Chapelco, Argentina: Family Ski Guide
Volcán Lanín on the horizon, no lift queues, pack for a bumpy road.
Last updated: April 2026

Argentina
Chapelco
Book accommodation in San Martin de los Andes first, then arrange the short transfer to the mountain. If you want more terrain and nightlife, Cerro Catedral in Bariloche is 3 hours away. If you want something truly remote and wild, Caviahue is the adventure pick.
Is Chapelco Good for Families?
Chapelco is Argentina's sweet spot for families: close to the charming town of San Martin de los Andes, uncrowded slopes, and a ski school that starts at age 4. Smaller than Cerro Catedral but more relaxed, with a strong beginner-intermediate mix.
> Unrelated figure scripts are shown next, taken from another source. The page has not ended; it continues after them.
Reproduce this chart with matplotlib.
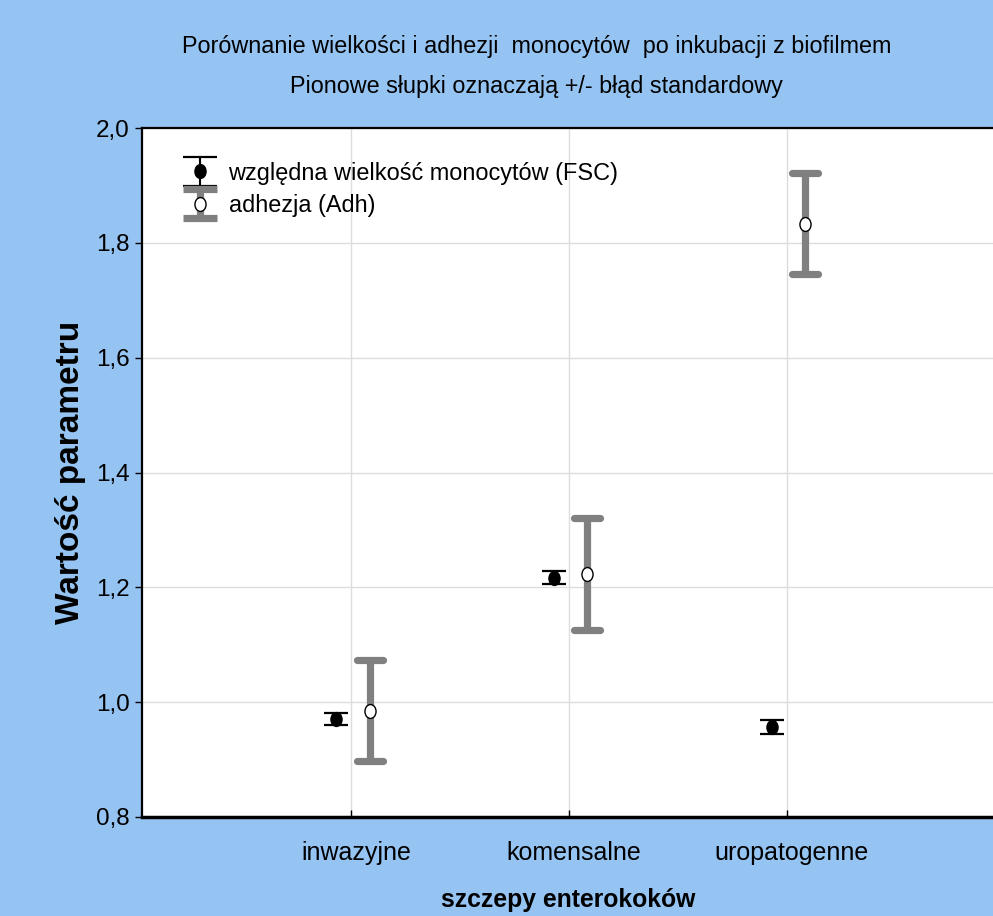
import matplotlib
matplotlib.use("Agg")
import matplotlib.pyplot as plt
import numpy as np
from matplotlib.path import Path
from matplotlib.markers import MarkerStyle
from matplotlib.transforms import Affine2D, ScaledTranslation
from matplotlib.legend_handler import HandlerErrorbar
from matplotlib.container import ErrorbarContainer

plt.rcParams['font.family'] = ['Liberation Sans', 'DejaVu Sans']

categories = ['inwazyjne', 'komensalne', 'uropatogenne']
fsc_mean = [0.971, 1.217, 0.957]
fsc_se = [0.011, 0.011, 0.012]
adh_mean = [0.985, 1.223, 1.833]
adh_se = [0.088, 0.097, 0.088]
yticks = [0.8, 1.0, 1.2, 1.4, 1.6, 1.8, 2.0]
ytick_labels = ['0,8', '1,0', '1,2', '1,4', '1,6', '1,8', '2,0']

BG = '#95C4F2'
W, H = 993, 916
fig = plt.figure(figsize=(W / 100, H / 100), dpi=100, facecolor=BG)
ax = fig.add_axes([142 / W, 1 - 817 / H, (1004.5 - 142) / W, (817 - 128) / H])
ax.set_facecolor('white')

x = np.arange(1, len(categories) + 1)
ell = MarkerStyle(Path.unit_circle().transformed(Affine2D().scale(0.8, 1.0)))

adh = ax.errorbar(x + 0.085, adh_mean, yerr=adh_se, fmt='none', ecolor='#808080',
                  elinewidth=5.2, capsize=9.7, capthick=5.2, zorder=3)
for cl in adh[1]:
    cl.set_marker(MarkerStyle('_', capstyle='round'))
ax.plot(x + 0.085, adh_mean, linestyle='none', marker=ell, markersize=10,
        markerfacecolor='white', markeredgecolor='black', markeredgewidth=1.0, zorder=4)

fsc = ax.errorbar(x - 0.068, fsc_mean, yerr=fsc_se, fmt='none', ecolor='black',
                  elinewidth=1.5, capsize=8.5, capthick=1.6, zorder=3)
ax.plot(x - 0.068, fsc_mean, linestyle='none', marker=ell, markersize=10,
        markerfacecolor='black', markeredgecolor='black', zorder=4)

# legend handles (NaN data, only used for the legend)
hf = ax.errorbar([np.nan], [np.nan], yerr=[0.0], fmt='o', color='black', ecolor='black',
                 ms=10, elinewidth=1.5, capsize=12.5, capthick=1.6)
hf[0].set_marker(ell)
ha = ax.errorbar([np.nan], [np.nan], yerr=[0.0], fmt='o', mfc='white', mec='black', ms=10,
                 ecolor='#808080', elinewidth=5.2, capsize=12.5, capthick=5.2)
ha[0].set_marker(ell)
for cl in ha[1]:
    cl.set_marker(MarkerStyle('_', capstyle='round'))
leg = ax.legend([hf, ha], ['względna wielkość monocytów (FSC)', 'adhezja (Adh)'],
                loc='upper left', bbox_to_anchor=(0.035, 0.965), frameon=False,
                fontsize=16.9, handlelength=1.6, handletextpad=0.4, labelspacing=0.4,
                borderaxespad=0,
                handler_map={ErrorbarContainer: HandlerErrorbar(yerr_size=0.61)})

ax.set_xlim(0.04, 4.0)
ax.set_ylim(0.8, 2.0)
ax.set_yticks(yticks)
ax.set_yticklabels(ytick_labels, fontsize=17.5)
ax.set_xticks(x)
ax.set_xticklabels(categories, fontsize=18)
ax.tick_params(axis='y', direction='out', length=5, width=1, pad=4)
ax.tick_params(axis='x', direction='in', length=5, width=1, pad=17)
off = ScaledTranslation(5 / 100, 0, fig.dpi_scale_trans)
for lab in ax.get_xticklabels():
    lab.set_transform(lab.get_transform() + off)
ax.grid(True, color='#dcdcdc', linewidth=1)
ax.set_axisbelow(True)

for s in ['top', 'left']:
    ax.spines[s].set_linewidth(1.6)
ax.spines['bottom'].set_linewidth(2.5)
ax.spines['right'].set_visible(False)

ax.set_xlabel('szczepy enterokoków', fontsize=17.8, fontweight='bold')
ax.xaxis.set_label_coords((568 - 142) / 862.5, -(900 - 817) / 689, transform=ax.transAxes)
ax.xaxis.label.set_va('center')
ax.set_ylabel('Wartość parametru', fontsize=24, fontweight='bold', labelpad=7)

tfam = ['Liberation Sans Narrow', 'Liberation Sans', 'DejaVu Sans']
fig.text(537 / W, 1 - 47 / H, 'Porównanie wielkości i adhezji  monocytów  po inkubacji z biofilmem',
         ha='center', va='center', fontsize=16.8, family=tfam)
fig.text(536 / W, 1 - 86 / H, 'Pionowe słupki oznaczają +/- błąd standardowy',
         ha='center', va='center', fontsize=16.8, family=tfam)

fig.savefig('out.png', dpi=100, facecolor=BG)
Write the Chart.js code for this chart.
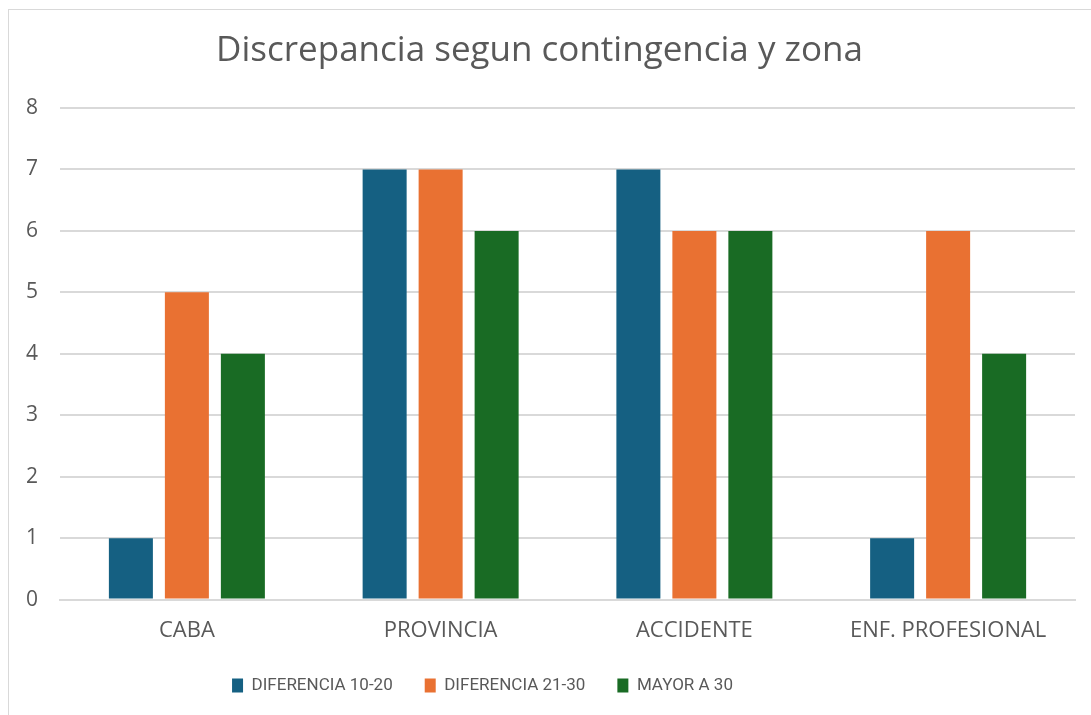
<!DOCTYPE html>
<html>
<head>
<meta charset="utf-8">
<script src="https://cdn.jsdelivr.net/npm/chart.js@4.4.1/dist/chart.umd.min.js"></script>
<style>
  html, body { margin: 0; padding: 0; background: #ffffff; }
  #wrap { position: relative; width: 1091px; height: 715px; }
  #frame { position: absolute; left: 8px; top: 9px; width: 1100px; height: 720px; border: 1px solid #d9d9d9; box-sizing: border-box; }
  canvas { position: absolute; left: 0; top: 0; }
</style>
</head>
<body>
<div id="wrap">
  <div id="frame"></div>
  <canvas id="discChart" width="1091" height="715"></canvas>
</div>
<script>
// data
var categories = ['CABA', 'PROVINCIA', 'ACCIDENTE', 'ENF. PROFESIONAL'];
var dif1020 = [1, 7, 7, 1];
var dif2130 = [5, 7, 6, 6];
var mayor30 = [4, 6, 6, 4];
var seriesNames = ['DIFERENCIA 10-20', 'DIFERENCIA 21-30', 'MAYOR A 30'];

Chart.defaults.font.family = '"Open Sans", Roboto, sans-serif';
Chart.defaults.color = '#595959';

// legend sits a bit left of centre (and a bit higher) in the original
const legendShift = {
  id: 'legendShift',
  afterLayout: function (chart) {
    chart.legend.left -= 57;
    chart.legend.right -= 57;
    chart.legend.top -= 9;
    chart.legend.bottom -= 9;
  }
};

const ctx = document.getElementById('discChart').getContext('2d');
const discChart = new Chart(ctx, {
  type: 'bar',
  data: {
    labels: categories,
    datasets: [{
      label: seriesNames[0],
      data: dif1020,
      backgroundColor: '#156082'
    }, {
      label: seriesNames[1],
      data: dif2130,
      backgroundColor: '#E97132'
    }, {
      label: seriesNames[2],
      data: mayor30,
      backgroundColor: '#196B24'
    }]
  },
  options: {
    responsive: false,
    animation: false,
    categoryPercentage: 0.662,
    barPercentage: 0.786,
    layout: {
      padding: { left: 4, right: 16, top: 30, bottom: 2 }
    },
    plugins: {
      title: {
        display: true,
        text: 'Discrepancia segun contingencia y zona',
        color: '#595959',
        font: { size: 35, weight: 'normal' },
        padding: { top: 0, bottom: 36 }
      },
      legend: {
        position: 'bottom',
        labels: {
          boxWidth: 11,
          boxHeight: 14,
          padding: 32,
          color: '#595959',
          font: { family: 'Roboto, sans-serif', size: 17 }
        }
      },
      tooltip: { enabled: false }
    },
    scales: {
      x: {
        grid: { display: false },
        border: { color: '#d9d9d9', width: 2 },
        ticks: { color: '#595959', font: { size: 22 }, padding: 10 }
      },
      y: {
        min: 0,
        max: 8,
        ticks: { stepSize: 1, color: '#595959', font: { size: 21 }, padding: 22 },
        grid: { color: '#d9d9d9', lineWidth: 2, drawTicks: false },
        border: { display: false }
      }
    }
  },
  plugins: [legendShift]
});
</script>
</body>
</html>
The town itself is more walkable and family-friendly than Bariloche. Best for families who want a calm ski week without sacrificing quality.
The last 5 km of access road is unpaved, pot-holed, and poorly maintained; parking is critically inadequate with late arrivals walking 1 km through mud and ice carrying ski gear—a serious operational failure for a resort marketing itself to families.
Biggest tradeoff
💬What Do Other Parents Think?
Chapelco earns consistent praise from families for its uncrowded slopes and friendly vibe, but you'll hear honest frustrations about the access road and parking situation that can test patience before you even click into your bindings.
You'll hear parents rave about the short lift lines. "More time skiing, less time waiting" comes up repeatedly, and families with confident skiers appreciate being able to lap runs without the crowd stress you'd find at larger resorts. The scenery gets universal applause: views of Volcán Lanín and the surrounding lenga forests make for an Instagram-worthy backdrop, and kids seem awed by the Patagonian landscape. One reviewer described it as "the Tahoe of South America," which captures the laid-back, nature-first atmosphere.
The catch? That access road. Parents consistently warn about the final 5 kilometers, which one visitor called "pothole-laden and treacherous." Arrive early or you'll be hiking nearly a kilometer from roadside parking with kids and gear in tow. "I saw a woman slip and fall in the mud on the way in," one parent noted. Not the start to a family ski day anyone wants.
The Junior Academy gets solid marks from parents with kids 6 to 13. Your kids will spend the full day with instructors, lunch included, which frees you up to explore the mountain. The Jardín de Nieve (Snow Kindergarten) works well for the 3 to 5 set, though parents note it fills up during peak weeks. For babies and toddlers, there's a guardería (daycare) accepting children as young as 3 months, though some parents found the handoff logistics a bit chaotic during busy mornings.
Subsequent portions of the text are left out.